- **Your task**
Each line of the material must be repeated precisely, with the pictures left out.

- **Dataset section**
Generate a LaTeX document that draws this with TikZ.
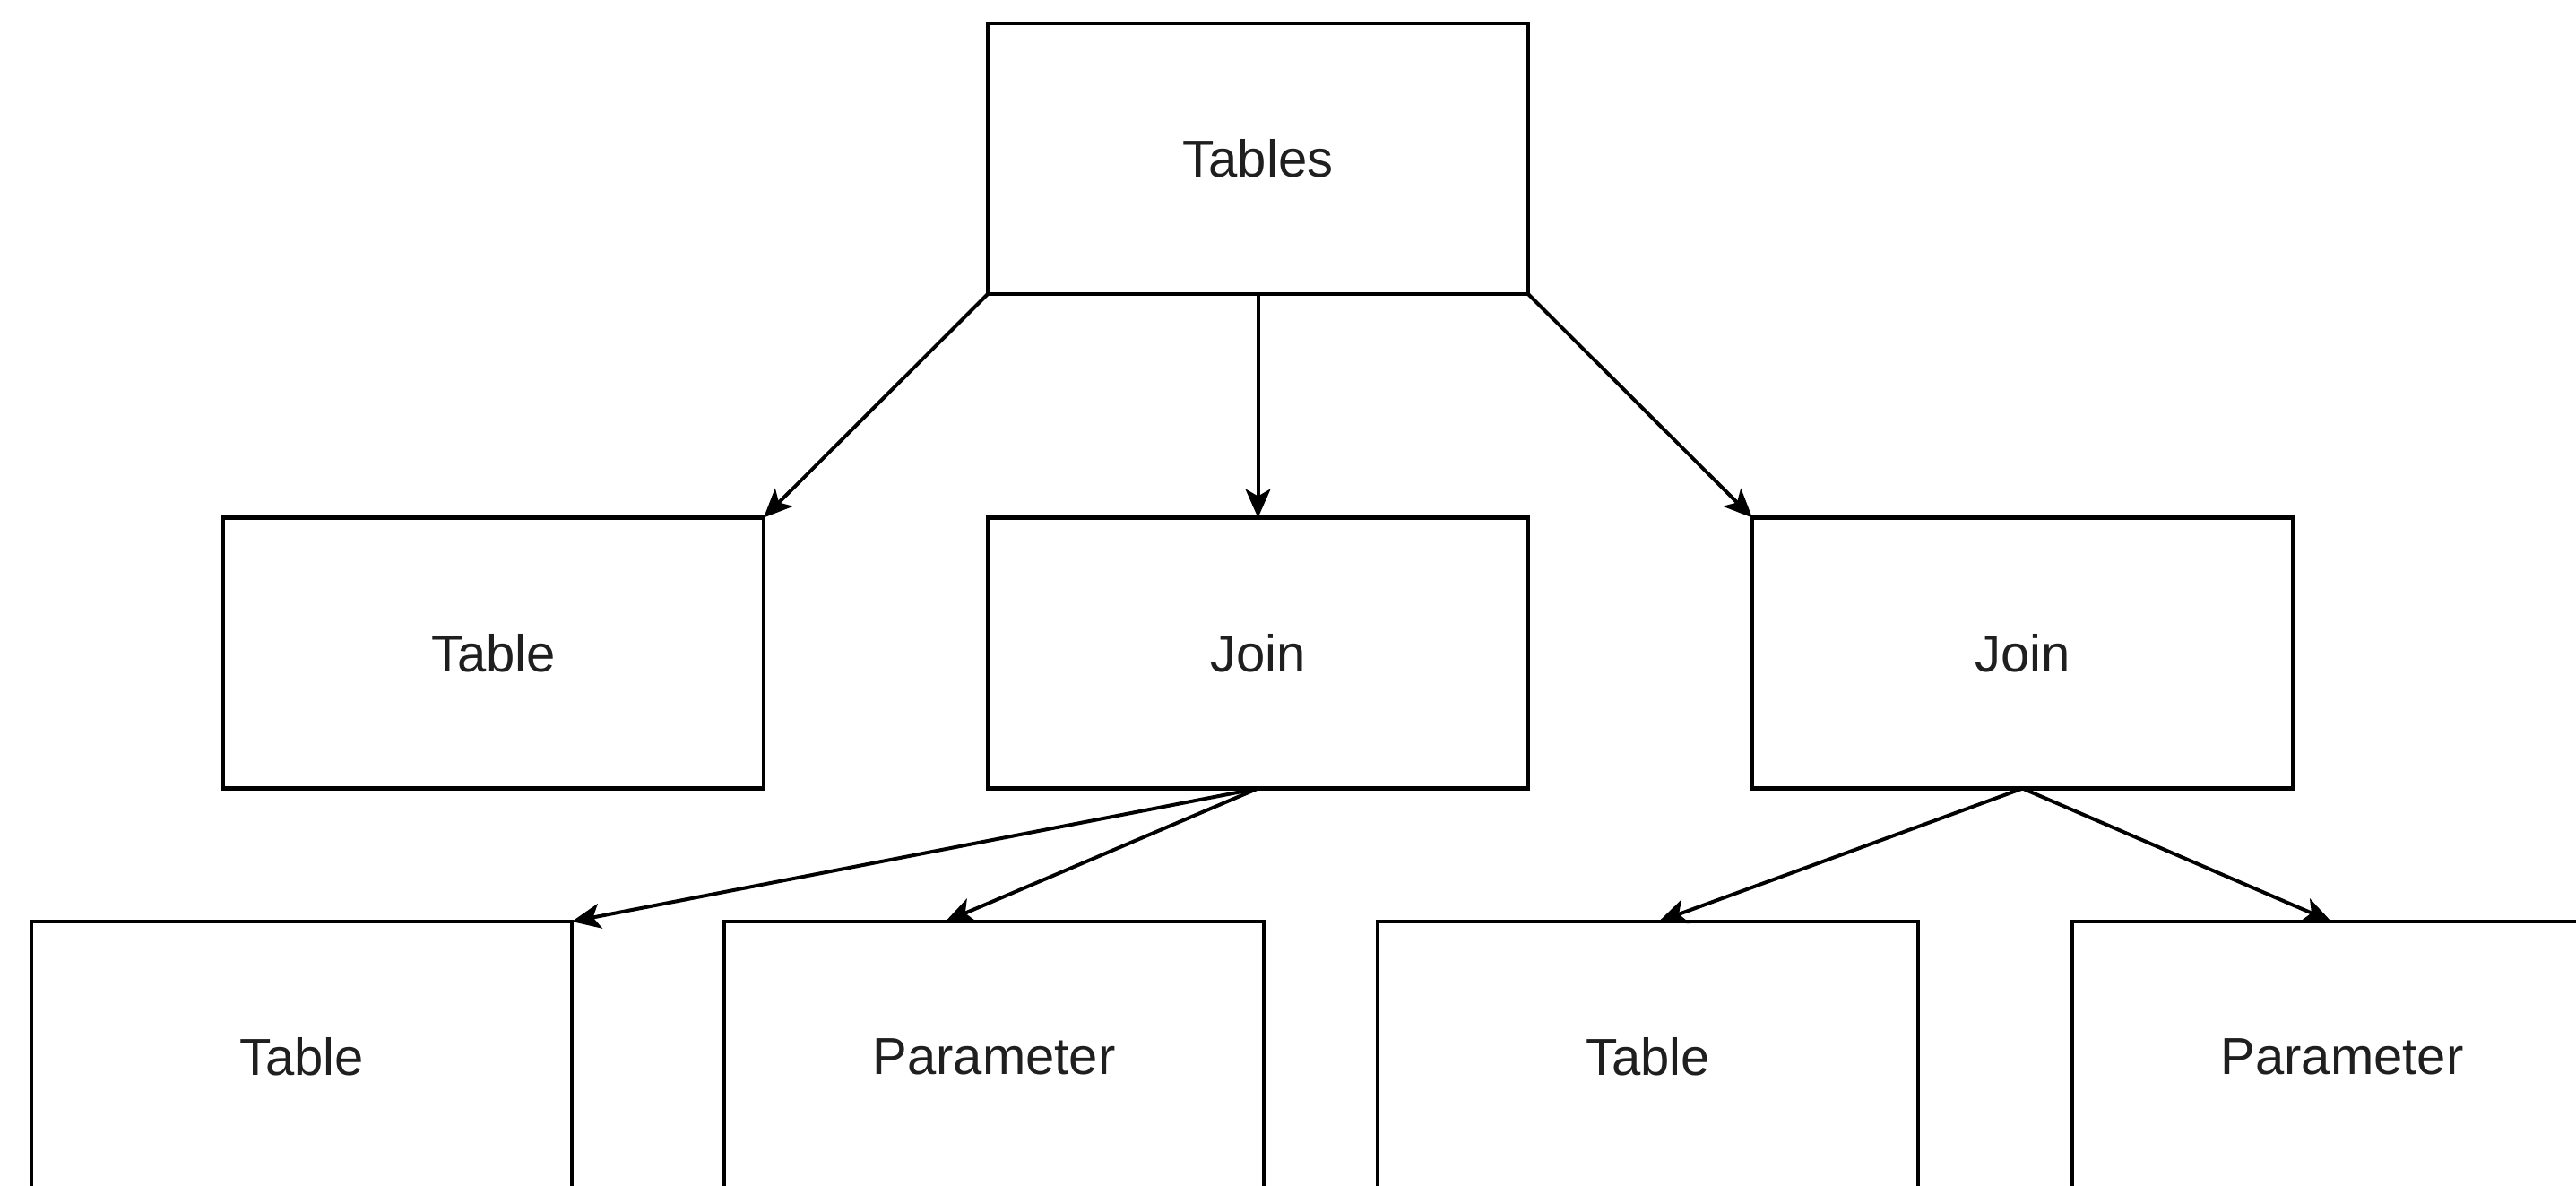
\documentclass[tikz,border=0pt]{standalone}
\usepackage{fontspec}
\setmainfont{Liberation Sans}
\usetikzlibrary{arrows.meta,calc}
\begin{document}
\begin{tikzpicture}[x=0.5pt,y=-0.5pt,
  box/.style={draw=black,line width=2.2pt,fill=white,minimum width=301.5pt,minimum height=151pt,inner sep=0pt,outer sep=0pt,font=\fontsize{29pt}{34pt}\selectfont,text=black!88},
  conn/.style={line width=2pt,-{Stealth[length=16pt,width=14pt,inset=4pt]}}]
\useasboundingbox (0,0) rectangle (2874,1322);
\clip (0,0) rectangle (2874,1322);
\fill[white] (0,0) rectangle (2874,1322);
\node[box] (tables) at (1403.5,177) {Tables};
\node[box] (t1) at (550.5,728.5) {Table};
\node[box] (j1) at (1403.5,728.5) {Join};
\node[box] (j2) at (2256.5,728.5) {Join};
\node[box] (t3) at (336.5,1179) {Table};
\node[box] (p3) at (1109,1179) {Parameter};
\node[box] (t4) at (1838.5,1179) {Table};
\node[box] (p4) at (2613,1179) {Parameter};
\coordinate (p3in) at ($(p3.north west)!0.41!(p3.north east)$);
\coordinate (t4in) at ($(t4.north west)!0.52!(t4.north east)$);
\coordinate (p4in) at ($(p4.north west)!0.48!(p4.north east)$);
\draw[conn] (tables.south west) -- (t1.north east);
\draw[conn] (tables.south) -- (j1.north);
\draw[conn] (tables.south east) -- (j2.north west);
\draw[conn] (j1.south) -- (t3.north east);
\draw[conn] (j1.south) -- (p3in);
\draw[conn] (j2.south) -- (t4in);
\draw[conn] (j2.south) -- (p4in);
\end{tikzpicture}
\end{document}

- **Task solution**
Generate a LaTeX document that draws this with TikZ.
\documentclass[tikz,border=0pt]{standalone}
\usepackage{fontspec}
\setmainfont{Liberation Sans}
\usetikzlibrary{arrows.meta,calc}
\begin{document}
\begin{tikzpicture}[x=0.5pt,y=-0.5pt,
  box/.style={draw=black,line width=2.2pt,fill=white,minimum width=301.5pt,minimum height=151pt,inner sep=0pt,outer sep=0pt,font=\fontsize{29pt}{34pt}\selectfont,text=black!88},
  conn/.style={line width=2pt,-{Stealth[length=16pt,width=14pt,inset=4pt]}}]
\useasboundingbox (0,0) rectangle (2874,1322);
\clip (0,0) rectangle (2874,1322);
\fill[white] (0,0) rectangle (2874,1322);
\node[box] (tables) at (1403.5,177) {Tables};
\node[box] (t1) at (550.5,728.5) {Table};
\node[box] (j1) at (1403.5,728.5) {Join};
\node[box] (j2) at (2256.5,728.5) {Join};
\node[box] (t3) at (336.5,1179) {Table};
\node[box] (p3) at (1109,1179) {Parameter};
\node[box] (t4) at (1838.5,1179) {Table};
\node[box] (p4) at (2613,1179) {Parameter};
\coordinate (p3in) at ($(p3.north west)!0.41!(p3.north east)$);
\coordinate (t4in) at ($(t4.north west)!0.52!(t4.north east)$);
\coordinate (p4in) at ($(p4.north west)!0.48!(p4.north east)$);
\draw[conn] (tables.south west) -- (t1.north east);
\draw[conn] (tables.south) -- (j1.north);
\draw[conn] (tables.south east) -- (j2.north west);
\draw[conn] (j1.south) -- (t3.north east);
\draw[conn] (j1.south) -- (p3in);
\draw[conn] (j2.south) -- (t4in);
\draw[conn] (j2.south) -- (p4in);
\end{tikzpicture}
\end{document}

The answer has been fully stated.